■ **Problem to work on**
Restate each line word for word. Leave out every picture.

■ **Source data**
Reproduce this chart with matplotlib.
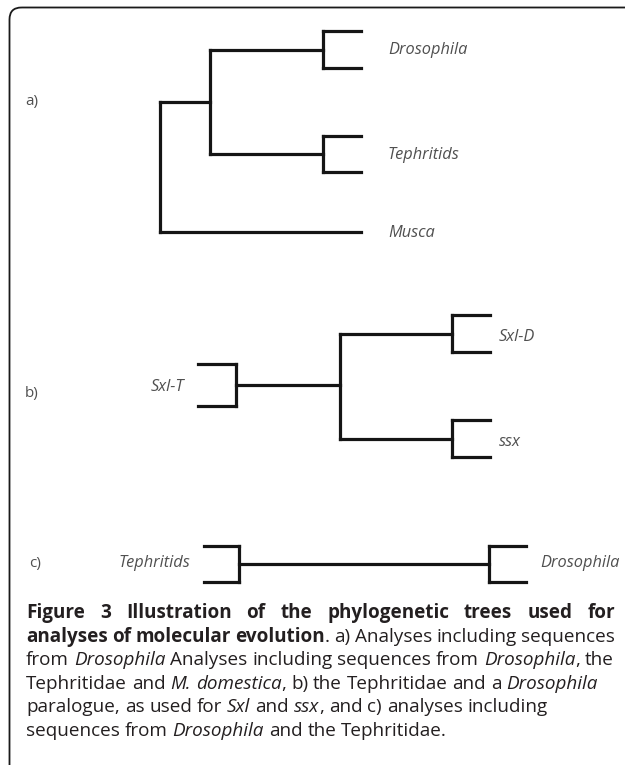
import matplotlib
matplotlib.use('Agg')
import matplotlib.pyplot as plt
from matplotlib.patches import FancyBboxPatch

W, H = 625, 765
FONT = 'Open Sans'
LINE_COLOR = '#151515'
LABEL_COLOR = '#505050'
TEXT_COLOR = '#231f20'

# --- tree topologies (x = node depth in px, leaf = (x, row)) ---
# a) ((Drosophila, Tephritids), Musca)
tree_a = (160, [(210, [(323, [(361, 31), (361, 68)]),
                       (323, [(361, 136), (361, 172)])]),
                (361, 232)])
# b) Sxl-T outgroup vs (Sxl-D, ssx)
tree_b = (340, [(452, [(490, 315), (490, 352)]),
                (452, [(490, 420), (490, 457)]),
                (236, [(198, 364), (198, 406)])])
# c) Tephritids vs Drosophila
tree_c = (489, [(526, 546), (526, 582),
                (239, [(204, 546), (204, 582)])])

tip_labels = ['Drosophila', 'Tephritids', 'Musca', 'Sxl-D', 'ssx', 'Sxl-T', 'Tephritids', 'Drosophila']
tip_label_x = [388, 388, 388, 499, 499, 184, 190, 540]
tip_label_y = [50, 155, 233, 337, 442, 387, 563, 563]
tip_label_ha = ['left', 'left', 'left', 'left', 'left', 'right', 'right', 'left']

panel_tags = ['a)', 'b)', 'c)']
panel_tag_x = [25, 25, 29]
panel_tag_y = [101, 393, 564]

caption_lines = [
    [("Figure 3 Illustration of the phylogenetic trees used for", "b")],
    [("analyses of molecular evolution", "b"), (". a) Analyses including sequences", "r")],
    [("from ", "r"), ("Drosophila", "i"), (" Analyses including sequences from ", "r"),
     ("Drosophila", "i"), (", the", "r")],
    [("Tephritidae and ", "r"), ("M. domestica", "i"), (", b) the Tephritidae and a ", "r"),
     ("Drosophila", "i")],
    [("paralogue, as used for ", "r"), ("Sxl", "i"), (" and ", "r"), ("ssx", "i"),
     (", and c) analyses including", "r")],
    [("sequences from ", "r"), ("Drosophila", "i"), (" and the Tephritidae.", "r")],
]
caption_justify = [True, True, False, False, False, False]


def draw_node(ax, node):
    """Draw a rectangular cladogram node, return the row of the node."""
    x, kids = node
    if not isinstance(kids, list):
        return kids
    rows = []
    for kid in kids:
        ky = draw_node(ax, kid)
        ax.plot([x, kid[0]], [ky, ky], color=LINE_COLOR, lw=2.3, solid_capstyle='projecting')
        rows.append(ky)
    ax.plot([x, x], [min(rows), max(rows)], color=LINE_COLOR, lw=2.3, solid_capstyle='projecting')
    return sum(rows) / len(rows)


STYLES = {
    'b': dict(fontweight='bold', fontstyle='normal'),
    'r': dict(fontweight='normal', fontstyle='normal'),
    'i': dict(fontweight='normal', fontstyle='italic'),
}


def draw_rich_line(ax, renderer, x0, y, segs, width=None, size=13.6):
    # split into words, a word may have pieces of different style
    words = []
    new_word = True
    for text, style in segs:
        parts = text.split(' ')
        for j, p in enumerate(parts):
            if j > 0:
                new_word = True
            if p == '':
                continue
            if new_word or not words:
                words.append([(p, style)])
            else:
                words[-1].append((p, style))
            new_word = False

    def measure(s, style):
        t = ax.text(0, 0, s, fontsize=size, family=FONT, **STYLES[style])
        w = t.get_window_extent(renderer).width
        t.remove()
        return w

    space = measure('n n', 'r') - measure('nn', 'r')
    widths = [[measure(p, st) for p, st in wd] for wd in words]
    total = sum(sum(w) for w in widths)
    gap = space
    if width is not None and len(words) > 1:
        gap = (width - total) / (len(words) - 1)

    x = x0
    for wd, ws in zip(words, widths):
        for (p, st), w in zip(wd, ws):
            ax.text(x, y, p, fontsize=size, family=FONT, color=TEXT_COLOR,
                    va='baseline', ha='left', **STYLES[st])
            x += w
        x += gap


fig = plt.figure(figsize=(W / 100, H / 100), dpi=100)
ax = fig.add_axes([0, 0, 1, 1])
ax.set_xlim(0, W)
ax.set_ylim(H, 0)
ax.axis('off')

# frame with rounded top-left corner, running off the page
frame = FancyBboxPatch((9.5, 7.5), 700, 850, boxstyle='round,pad=0,rounding_size=12',
                       fill=False, edgecolor='#1a1a1a', lw=1.3, clip_on=False)
ax.add_patch(frame)

for tree in (tree_a, tree_b, tree_c):
    draw_node(ax, tree)

for lab, lx, ly, ha in zip(tip_labels, tip_label_x, tip_label_y, tip_label_ha):
    ax.text(lx, ly, lab, fontsize=11.8, family=FONT, fontstyle='italic',
            color=LABEL_COLOR, ha=ha, va='center')

for tag, tx, ty in zip(panel_tags, panel_tag_x, panel_tag_y):
    ax.text(tx, ty, tag, fontsize=11, family=FONT, color=LABEL_COLOR,
            ha='left', va='center')

renderer = fig.canvas.get_renderer()
y = 618
for segs, just in zip(caption_lines, caption_justify):
    draw_rich_line(ax, renderer, 26, y, segs, width=589 if just else None)
    y += 23.6

fig.savefig('out.png', dpi=100)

■ **Output**
Reproduce this chart with matplotlib.
import matplotlib
matplotlib.use('Agg')
import matplotlib.pyplot as plt
from matplotlib.patches import FancyBboxPatch

W, H = 625, 765
FONT = 'Open Sans'
LINE_COLOR = '#151515'
LABEL_COLOR = '#505050'
TEXT_COLOR = '#231f20'

# --- tree topologies (x = node depth in px, leaf = (x, row)) ---
# a) ((Drosophila, Tephritids), Musca)
tree_a = (160, [(210, [(323, [(361, 31), (361, 68)]),
                       (323, [(361, 136), (361, 172)])]),
                (361, 232)])
# b) Sxl-T outgroup vs (Sxl-D, ssx)
tree_b = (340, [(452, [(490, 315), (490, 352)]),
                (452, [(490, 420), (490, 457)]),
                (236, [(198, 364), (198, 406)])])
# c) Tephritids vs Drosophila
tree_c = (489, [(526, 546), (526, 582),
                (239, [(204, 546), (204, 582)])])

tip_labels = ['Drosophila', 'Tephritids', 'Musca', 'Sxl-D', 'ssx', 'Sxl-T', 'Tephritids', 'Drosophila']
tip_label_x = [388, 388, 388, 499, 499, 184, 190, 540]
tip_label_y = [50, 155, 233, 337, 442, 387, 563, 563]
tip_label_ha = ['left', 'left', 'left', 'left', 'left', 'right', 'right', 'left']

panel_tags = ['a)', 'b)', 'c)']
panel_tag_x = [25, 25, 29]
panel_tag_y = [101, 393, 564]

caption_lines = [
    [("Figure 3 Illustration of the phylogenetic trees used for", "b")],
    [("analyses of molecular evolution", "b"), (". a) Analyses including sequences", "r")],
    [("from ", "r"), ("Drosophila", "i"), (" Analyses including sequences from ", "r"),
     ("Drosophila", "i"), (", the", "r")],
    [("Tephritidae and ", "r"), ("M. domestica", "i"), (", b) the Tephritidae and a ", "r"),
     ("Drosophila", "i")],
    [("paralogue, as used for ", "r"), ("Sxl", "i"), (" and ", "r"), ("ssx", "i"),
     (", and c) analyses including", "r")],
    [("sequences from ", "r"), ("Drosophila", "i"), (" and the Tephritidae.", "r")],
]
caption_justify = [True, True, False, False, False, False]


def draw_node(ax, node):
    """Draw a rectangular cladogram node, return the row of the node."""
    x, kids = node
    if not isinstance(kids, list):
        return kids
    rows = []
    for kid in kids:
        ky = draw_node(ax, kid)
        ax.plot([x, kid[0]], [ky, ky], color=LINE_COLOR, lw=2.3, solid_capstyle='projecting')
        rows.append(ky)
    ax.plot([x, x], [min(rows), max(rows)], color=LINE_COLOR, lw=2.3, solid_capstyle='projecting')
    return sum(rows) / len(rows)


STYLES = {
    'b': dict(fontweight='bold', fontstyle='normal'),
    'r': dict(fontweight='normal', fontstyle='normal'),
    'i': dict(fontweight='normal', fontstyle='italic'),
}


def draw_rich_line(ax, renderer, x0, y, segs, width=None, size=13.6):
    # split into words, a word may have pieces of different style
    words = []
    new_word = True
    for text, style in segs:
        parts = text.split(' ')
        for j, p in enumerate(parts):
            if j > 0:
                new_word = True
            if p == '':
                continue
            if new_word or not words:
                words.append([(p, style)])
            else:
                words[-1].append((p, style))
            new_word = False

    def measure(s, style):
        t = ax.text(0, 0, s, fontsize=size, family=FONT, **STYLES[style])
        w = t.get_window_extent(renderer).width
        t.remove()
        return w

    space = measure('n n', 'r') - measure('nn', 'r')
    widths = [[measure(p, st) for p, st in wd] for wd in words]
    total = sum(sum(w) for w in widths)
    gap = space
    if width is not None and len(words) > 1:
        gap = (width - total) / (len(words) - 1)

    x = x0
    for wd, ws in zip(words, widths):
        for (p, st), w in zip(wd, ws):
            ax.text(x, y, p, fontsize=size, family=FONT, color=TEXT_COLOR,
                    va='baseline', ha='left', **STYLES[st])
            x += w
        x += gap


fig = plt.figure(figsize=(W / 100, H / 100), dpi=100)
ax = fig.add_axes([0, 0, 1, 1])
ax.set_xlim(0, W)
ax.set_ylim(H, 0)
ax.axis('off')

# frame with rounded top-left corner, running off the page
frame = FancyBboxPatch((9.5, 7.5), 700, 850, boxstyle='round,pad=0,rounding_size=12',
                       fill=False, edgecolor='#1a1a1a', lw=1.3, clip_on=False)
ax.add_patch(frame)

for tree in (tree_a, tree_b, tree_c):
    draw_node(ax, tree)

for lab, lx, ly, ha in zip(tip_labels, tip_label_x, tip_label_y, tip_label_ha):
    ax.text(lx, ly, lab, fontsize=11.8, family=FONT, fontstyle='italic',
            color=LABEL_COLOR, ha=ha, va='center')

for tag, tx, ty in zip(panel_tags, panel_tag_x, panel_tag_y):
    ax.text(tx, ty, tag, fontsize=11, family=FONT, color=LABEL_COLOR,
            ha='left', va='center')

renderer = fig.canvas.get_renderer()
y = 618
for segs, just in zip(caption_lines, caption_justify):
    draw_rich_line(ax, renderer, 26, y, segs, width=589 if just else None)
    y += 23.6

fig.savefig('out.png', dpi=100)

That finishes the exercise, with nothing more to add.